**THE REQUEST:**
Reproduce the listing below exactly, minus its pictures.

**PROVIDED DATA:**
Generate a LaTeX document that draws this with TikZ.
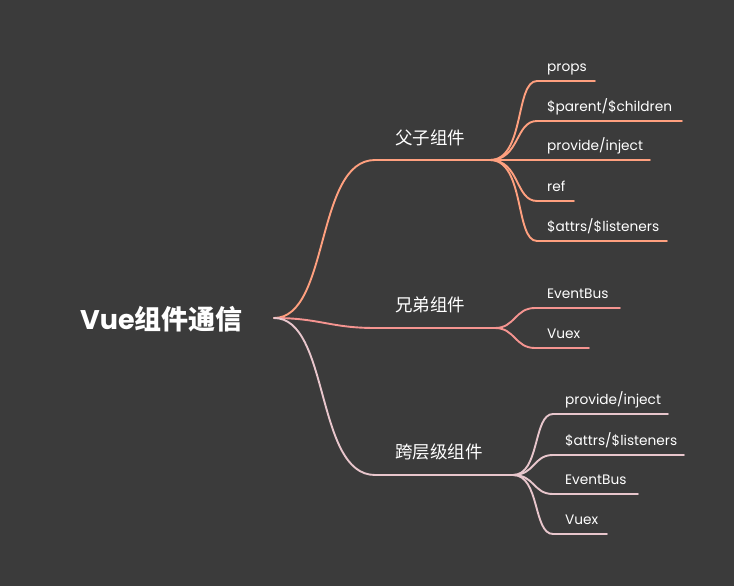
\documentclass[tikz,border=0pt]{standalone}
\usepackage{fontspec}
\setmainfont{Poppins}
\newfontfamily\cjk{Noto Sans CJK SC}
\definecolor{bgc}{RGB}{59,59,59}
\definecolor{cA}{RGB}{255,160,127}
\definecolor{cB}{RGB}{245,148,144}
\definecolor{cC}{RGB}{232,198,204}
\begin{document}
\begin{tikzpicture}[x=1pt,y=-1pt,
  conn/.style={line width=1.9pt,line cap=round},
  leaf/.style={anchor=base west,inner sep=0pt,text=white,font=\fontsize{13.7}{16}\selectfont},
  branch/.style={anchor=west,inner sep=0pt,text=white,font=\fontsize{17.5}{20}\selectfont\cjk},
  rootlbl/.style={anchor=west,inner sep=0pt,text=white,font=\fontsize{27}{32}\selectfont\bfseries}]
\fill[bgc] (0,0) rectangle (734,586);
\useasboundingbox (0,0) rectangle (734,586);

% root
\node[rootlbl] (root) at (80,319) {Vue{\cjk\bfseries 组件通信}};
\coordinate (R) at (274,318);

% branch hubs
\coordinate (b1s) at (375,160); \coordinate (h1) at (490,160);
\coordinate (b2s) at (375,328); \coordinate (h2) at (495,328);
\coordinate (b3s) at (375,475); \coordinate (h3) at (513,475);

\draw[conn,cA] (R) .. controls (330,318) and (315,160) .. (b1s) -- (h1);
\draw[conn,cB] (R) .. controls (320,318) and (330,328) .. (b2s) -- (h2);
\draw[conn,cC] (R) .. controls (330,318) and (315,475) .. (b3s) -- (h3);

\node[branch] (n1) at (395,138) {父子组件};
\node[branch] (n2) at (395,305) {兄弟组件};
\node[branch] (n3) at (395,452) {跨层级组件};

% branch 1 leaves
\coordinate (a1s) at (537,81);  \coordinate (a1e) at (595,81);
\coordinate (a2s) at (537,121); \coordinate (a2e) at (682,121);
\coordinate (a3e) at (650,160);
\coordinate (a4s) at (537,201); \coordinate (a4e) at (574,201);
\coordinate (a5s) at (537,241); \coordinate (a5e) at (667,241);
\draw[conn,cA] (h1) .. controls (525,160) and (515,81) .. (a1s) -- (a1e);
\draw[conn,cA] (h1) .. controls (520,160) and (515,121) .. (a2s) -- (a2e);
\draw[conn,cA] (h1) -- (a3e);
\draw[conn,cA] (h1) .. controls (520,160) and (515,201) .. (a4s) -- (a4e);
\draw[conn,cA] (h1) .. controls (525,160) and (515,241) .. (a5s) -- (a5e);
\node[leaf] (l1) at (547,71) {props};
\node[leaf] (l2) at (547,111) {\$parent/\$children};
\node[leaf] (l3) at (547,150) {provide/inject};
\node[leaf] (l4) at (547,191) {ref};
\node[leaf] (l5) at (547,231) {\$attrs/\$listeners};

% branch 2 leaves
\coordinate (c1s) at (535,308); \coordinate (c1e) at (620,308);
\coordinate (c2s) at (535,348); \coordinate (c2e) at (589,348);
\draw[conn,cB] (h2) .. controls (515,328) and (515,308) .. (c1s) -- (c1e);
\draw[conn,cB] (h2) .. controls (515,328) and (515,348) .. (c2s) -- (c2e);
\node[leaf] (m1) at (547,298) {EventBus};
\node[leaf] (m2) at (547,338) {Vuex};

% branch 3 leaves
\coordinate (d1s) at (553,414); \coordinate (d1e) at (668,414);
\coordinate (d2s) at (553,455); \coordinate (d2e) at (684,455);
\coordinate (d3s) at (553,494); \coordinate (d3e) at (638,494);
\coordinate (d4s) at (553,534); \coordinate (d4e) at (607,534);
\draw[conn,cC] (h3) .. controls (540,475) and (533,414) .. (d1s) -- (d1e);
\draw[conn,cC] (h3) .. controls (535,475) and (533,455) .. (d2s) -- (d2e);
\draw[conn,cC] (h3) .. controls (535,475) and (533,494) .. (d3s) -- (d3e);
\draw[conn,cC] (h3) .. controls (540,475) and (533,534) .. (d4s) -- (d4e);
\node[leaf] (k1) at (565,404) {provide/inject};
\node[leaf] (k2) at (565,445) {\$attrs/\$listeners};
\node[leaf] (k3) at (565,484) {EventBus};
\node[leaf] (k4) at (565,524) {Vuex};
\end{tikzpicture}
\end{document}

**SOLUTION FOR THIS TASK:**
Generate a LaTeX document that draws this with TikZ.
\documentclass[tikz,border=0pt]{standalone}
\usepackage{fontspec}
\setmainfont{Poppins}
\newfontfamily\cjk{Noto Sans CJK SC}
\definecolor{bgc}{RGB}{59,59,59}
\definecolor{cA}{RGB}{255,160,127}
\definecolor{cB}{RGB}{245,148,144}
\definecolor{cC}{RGB}{232,198,204}
\begin{document}
\begin{tikzpicture}[x=1pt,y=-1pt,
  conn/.style={line width=1.9pt,line cap=round},
  leaf/.style={anchor=base west,inner sep=0pt,text=white,font=\fontsize{13.7}{16}\selectfont},
  branch/.style={anchor=west,inner sep=0pt,text=white,font=\fontsize{17.5}{20}\selectfont\cjk},
  rootlbl/.style={anchor=west,inner sep=0pt,text=white,font=\fontsize{27}{32}\selectfont\bfseries}]
\fill[bgc] (0,0) rectangle (734,586);
\useasboundingbox (0,0) rectangle (734,586);

% root
\node[rootlbl] (root) at (80,319) {Vue{\cjk\bfseries 组件通信}};
\coordinate (R) at (274,318);

% branch hubs
\coordinate (b1s) at (375,160); \coordinate (h1) at (490,160);
\coordinate (b2s) at (375,328); \coordinate (h2) at (495,328);
\coordinate (b3s) at (375,475); \coordinate (h3) at (513,475);

\draw[conn,cA] (R) .. controls (330,318) and (315,160) .. (b1s) -- (h1);
\draw[conn,cB] (R) .. controls (320,318) and (330,328) .. (b2s) -- (h2);
\draw[conn,cC] (R) .. controls (330,318) and (315,475) .. (b3s) -- (h3);

\node[branch] (n1) at (395,138) {父子组件};
\node[branch] (n2) at (395,305) {兄弟组件};
\node[branch] (n3) at (395,452) {跨层级组件};

% branch 1 leaves
\coordinate (a1s) at (537,81);  \coordinate (a1e) at (595,81);
\coordinate (a2s) at (537,121); \coordinate (a2e) at (682,121);
\coordinate (a3e) at (650,160);
\coordinate (a4s) at (537,201); \coordinate (a4e) at (574,201);
\coordinate (a5s) at (537,241); \coordinate (a5e) at (667,241);
\draw[conn,cA] (h1) .. controls (525,160) and (515,81) .. (a1s) -- (a1e);
\draw[conn,cA] (h1) .. controls (520,160) and (515,121) .. (a2s) -- (a2e);
\draw[conn,cA] (h1) -- (a3e);
\draw[conn,cA] (h1) .. controls (520,160) and (515,201) .. (a4s) -- (a4e);
\draw[conn,cA] (h1) .. controls (525,160) and (515,241) .. (a5s) -- (a5e);
\node[leaf] (l1) at (547,71) {props};
\node[leaf] (l2) at (547,111) {\$parent/\$children};
\node[leaf] (l3) at (547,150) {provide/inject};
\node[leaf] (l4) at (547,191) {ref};
\node[leaf] (l5) at (547,231) {\$attrs/\$listeners};

% branch 2 leaves
\coordinate (c1s) at (535,308); \coordinate (c1e) at (620,308);
\coordinate (c2s) at (535,348); \coordinate (c2e) at (589,348);
\draw[conn,cB] (h2) .. controls (515,328) and (515,308) .. (c1s) -- (c1e);
\draw[conn,cB] (h2) .. controls (515,328) and (515,348) .. (c2s) -- (c2e);
\node[leaf] (m1) at (547,298) {EventBus};
\node[leaf] (m2) at (547,338) {Vuex};

% branch 3 leaves
\coordinate (d1s) at (553,414); \coordinate (d1e) at (668,414);
\coordinate (d2s) at (553,455); \coordinate (d2e) at (684,455);
\coordinate (d3s) at (553,494); \coordinate (d3e) at (638,494);
\coordinate (d4s) at (553,534); \coordinate (d4e) at (607,534);
\draw[conn,cC] (h3) .. controls (540,475) and (533,414) .. (d1s) -- (d1e);
\draw[conn,cC] (h3) .. controls (535,475) and (533,455) .. (d2s) -- (d2e);
\draw[conn,cC] (h3) .. controls (535,475) and (533,494) .. (d3s) -- (d3e);
\draw[conn,cC] (h3) .. controls (540,475) and (533,534) .. (d4s) -- (d4e);
\node[leaf] (k1) at (565,404) {provide/inject};
\node[leaf] (k2) at (565,445) {\$attrs/\$listeners};
\node[leaf] (k3) at (565,484) {EventBus};
\node[leaf] (k4) at (565,524) {Vuex};
\end{tikzpicture}
\end{document}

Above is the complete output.